Like I posted I plan on going to introducing myself, all my information that I collected did not come from his website. I never said what his age was but he looks very young. yes I know that the students that promoted to brown are beginners. I have no problems or worries about his school. I am just stating the facts. I know that he posted his discount on his web site right after I opened so I would think it would be fair to say he is more concerned about my school. since we are the only schools in North Brookfield.   

"No Contracts Required! No Signup Fees! The Eternal River School will match any class price discount, tuition coupon and promotional signup/registration fee of *any martial arts school/gym in the town of North Brookfield." *Plus 15% off matched price for the rest of 2016.

plus I have already been contacted from students parents that are un-happy with the training part. mostly because the parents have trained before and are educated in the martial arts.


----------



## Tez3 (May 18, 2016)

Competition is good.


----------



## swhitney222 (Jun 2, 2016)

I visited this school. and met this "grand master Doshi" of the school eternal rivers.
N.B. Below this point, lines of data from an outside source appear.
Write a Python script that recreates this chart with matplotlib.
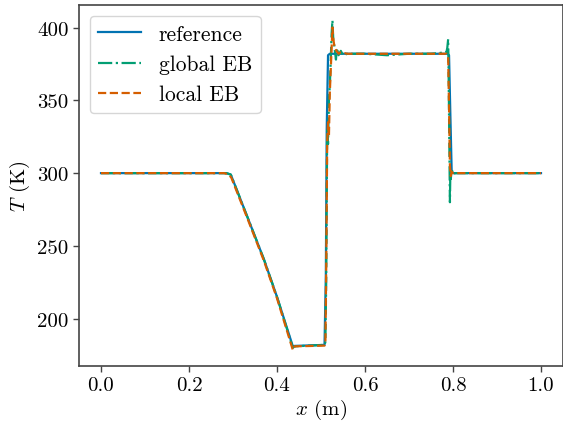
import matplotlib
matplotlib.use("Agg")
import matplotlib.pyplot as plt

plt.rcParams['font.family'] = 'serif'
plt.rcParams['font.serif'] = ['cmr10']
plt.rcParams['mathtext.fontset'] = 'cm'
plt.rcParams['axes.formatter.use_mathtext'] = True

# reference solution
x_ref = [0.0, 0.285, 0.295, 0.33, 0.37, 0.40, 0.436, 0.44, 0.508, 0.511, 0.513, 0.516,
         0.52, 0.6, 0.788, 0.791, 0.794, 0.797, 0.8, 1.0]
T_ref = [300, 300, 299, 272, 241, 215, 181, 181.3, 182, 230, 330, 381,
         382, 382, 382, 381, 340, 301, 300, 300]

# global energy balance
x_glob = [0.0, 0.285, 0.295, 0.33, 0.37, 0.40, 0.436, 0.44, 0.508, 0.510, 0.512, 0.514,
          0.516, 0.518, 0.520, 0.522, 0.524, 0.526, 0.528, 0.530, 0.532, 0.534, 0.536,
          0.540, 0.545, 0.550, 0.56, 0.60, 0.65, 0.70, 0.75, 0.785, 0.787, 0.789,
          0.790, 0.791, 0.792, 0.793, 0.794, 0.795, 0.797, 0.800, 0.805, 1.0]
T_glob = [300, 300, 299, 272, 241, 215, 180, 181, 182, 184, 230, 330,
          320, 350, 360, 376, 395, 405, 391, 388, 383, 378, 386,
          381, 384, 381, 382, 382, 381, 382, 382, 383, 386, 392,
          370, 340, 310, 280, 302, 296, 303, 299, 300, 300]

# local energy balance
x_loc = [0.0, 0.28, 0.29, 0.296, 0.33, 0.37, 0.40, 0.436, 0.44, 0.508, 0.510, 0.512,
         0.514, 0.516, 0.518, 0.520, 0.522, 0.524, 0.526, 0.528, 0.530, 0.535, 0.540,
         0.545, 0.56, 0.60, 0.70, 0.785, 0.789, 0.791, 0.793, 0.795, 0.797, 0.80, 1.0]
T_loc = [300, 300, 299, 297, 271, 240, 214, 178.5, 181, 181.5, 183, 240,
         320, 335, 325, 355, 370, 385, 400, 392, 388, 384, 382,
         383, 382, 382, 382, 382, 380, 345, 305, 298, 301, 300, 300]

fig = plt.figure(figsize=(5.63, 4.27), dpi=100)
ax = fig.add_axes([79 / 563, 60 / 427, 484 / 563, 361 / 427])

ax.plot(x_ref, T_ref, color='#0173B2', lw=1.6, label='reference')
ax.plot(x_glob, T_glob, color='#029E73', lw=1.6, ls='-.', label='global EB')
ax.plot(x_loc, T_loc, color='#D55E00', lw=1.6, ls='--', label='local EB')

ax.set_xlim(-0.05, 1.05)
ax.set_ylim(167.5, 415.5)
ax.set_xticks([0.0, 0.2, 0.4, 0.6, 0.8, 1.0])
ax.set_yticks([200, 250, 300, 350, 400])
ax.set_xticklabels(['0.0', '0.2', '0.4', '0.6', '0.8', '1.0'])
ax.set_yticklabels(['200', '250', '300', '350', '400'])
ax.tick_params(labelsize=15, length=4, width=1, color='#444444')
for s in ax.spines.values():
    s.set_color('#444444')
    s.set_linewidth(1.2)

ax.set_xlabel('$x$ (m)', fontsize=15, labelpad=2)
ax.set_ylabel('$T$ (K)', fontsize=15, labelpad=4)

ax.legend(loc='upper left', fontsize=15.5, fancybox=True, framealpha=0.8,
          edgecolor='#cccccc', handlelength=2.0)

fig.savefig('out.png', dpi=100)
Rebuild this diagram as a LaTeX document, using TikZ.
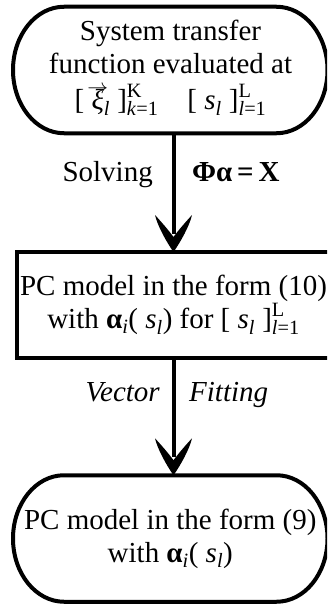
\documentclass[tikz,border=0pt]{standalone}
\usepackage{amsmath}
\usepackage{fontspec}
\setmainfont{Liberation Serif}
\usetikzlibrary{calc,arrows.meta}

\pgfdeclarearrow{
  name = Curvy,
  setup code = {
    \pgfarrowssettipend{0pt}
    \pgfarrowssetlineend{-18pt}
    \pgfarrowssetvisualbackend{-16pt}
    \pgfarrowssetbackend{-37pt}
    \pgfarrowshullpoint{0pt}{0pt}
    \pgfarrowshullpoint{-37pt}{18.5pt}
    \pgfarrowshullpoint{-37pt}{-18.5pt}
  },
  drawing code = {
    \pgfpathmoveto{\pgfpointorigin}
    \pgfpathcurveto{\pgfpoint{-10pt}{7pt}}{\pgfpoint{-26pt}{16pt}}{\pgfpoint{-37pt}{18.5pt}}
    \pgfpathcurveto{\pgfpoint{-31pt}{13pt}}{\pgfpoint{-22pt}{5pt}}{\pgfpoint{-15pt}{0pt}}
    \pgfpathcurveto{\pgfpoint{-22pt}{-5pt}}{\pgfpoint{-31pt}{-13pt}}{\pgfpoint{-37pt}{-18.5pt}}
    \pgfpathcurveto{\pgfpoint{-26pt}{-16pt}}{\pgfpoint{-10pt}{-7pt}}{\pgfpointorigin}
    \pgfpathclose
    \pgfusepathqfill
  },
  parameters = {},
}

\newcommand{\bigtext}{\fontsize{29}{33}\selectfont}
\newcommand{\brk}[2]{$\text{]}^{\text{#1}}_{\text{#2}}$}
\newcommand{\vxi}{\ooalign{\textit{ξ}\cr\hidewidth\smash{\raisebox{0.55em}{\fontsize{20}{20}\selectfont$\rightarrow$}}\hidewidth\cr}}
\newcommand{\drawterm}[1]{%
  \draw[border] ($(#1.north west)+(51,0)$) -- ($(#1.north east)+(-51,0)$)
    arc[start angle=90,end angle=-90,x radius=51pt,y radius=63.25pt]
    -- ($(#1.south west)+(51,0)$)
    arc[start angle=270,end angle=90,x radius=51pt,y radius=63.25pt] -- cycle;}

\tikzset{
  border/.style={line width=4pt, line join=round},
  termnode/.style={minimum width=314.5pt, minimum height=126.5pt, inner sep=0pt, outer sep=0pt, align=center, font=\bigtext},
  boxnode/.style={draw, line width=4pt, minimum width=314pt, minimum height=106pt, inner sep=0pt, outer sep=0pt, align=center, font=\bigtext},
  conn/.style={line width=4pt, -{Curvy}},
  lab/.style={inner sep=0pt, font=\bigtext},
  txt/.style={inner sep=0pt, align=center, font=\bigtext},
}

\begin{document}
\begin{tikzpicture}[x=1pt,y=1pt]
\useasboundingbox (0,0) rectangle (327,-607);
\clip (0,0) rectangle (327,-607);

\node[termnode] (sys) at (170.25,-70) {};
\drawterm{sys}
\node[txt] (systxt) at (170.5,-68) {System transfer\\function evaluated at\\[3pt]{[} \vxi$_{\text{\textit{l}}}$ \brk{K}{\textit{k}=1}\quad{[} \textit{s}\textsubscript{\textit{l}} \brk{L}{\textit{l}=1}};

\node[boxnode] (pc10) at (173.5,-305) {PC model in the form (10)\\with \textbf{α}\textsubscript{\textit{i}}( \textit{s}\textsubscript{\textit{l}}) for {[} \textit{s}\textsubscript{\textit{l}} \brk{L}{\textit{l}=1}};

\node[termnode] (pc9) at (170.25,-538.5) {PC model in the form (9)\\with \textbf{α}\textsubscript{\textit{i}}( \textit{s}\textsubscript{\textit{l}})};
\drawterm{pc9}

\draw[conn] (sys.south -| pc10.north) -- (pc10.north);
\draw[conn] (pc10.south) -- (pc9.north -| pc10.south);

\node[lab, anchor=base east] (solv) at (153,-181.7) {Solving};
\node[lab, anchor=base west] (eq) at (192,-181.7) {\textbf{Φα\,=\,X}};
\node[lab, anchor=base east] (vec) at (160,-401.7) {\textit{Vector}};
\node[lab, anchor=base west] (fit) at (189,-401.7) {\textit{Fitting}};
\end{tikzpicture}
\end{document}
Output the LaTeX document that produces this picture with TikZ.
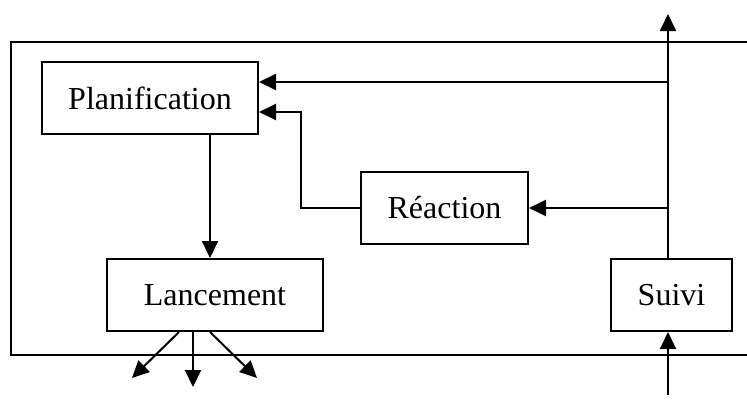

Watch out just found out last night that he is A level 3 sex offender and his actual name is David G. Sanderson. got convicted of raping multiple kids at his karate studio back in 1991. Sex offender from Barre allegedly working with children in North Brookfield


----------



## hoshin1600 (Jun 2, 2016)

it seems Mr sanderson did 10 years in prison and was not legally allowed to open a martial art school. so to work around the law he had a student open the school for him under the students name.  i would guess that the new school he is opening in your area is also under a students name. that is why he was using the alias name "grandmaster doshi".   
tshadowchaser i would notify the local law enforcment to give them the heads up. he is in violation of his legal requirements as a sex offender.


----------



## jks9199 (Jun 2, 2016)

ADMIN NOTE:
Thread moved to Horror Stories, as it properly belongs there.

jks9199
MT Admin


----------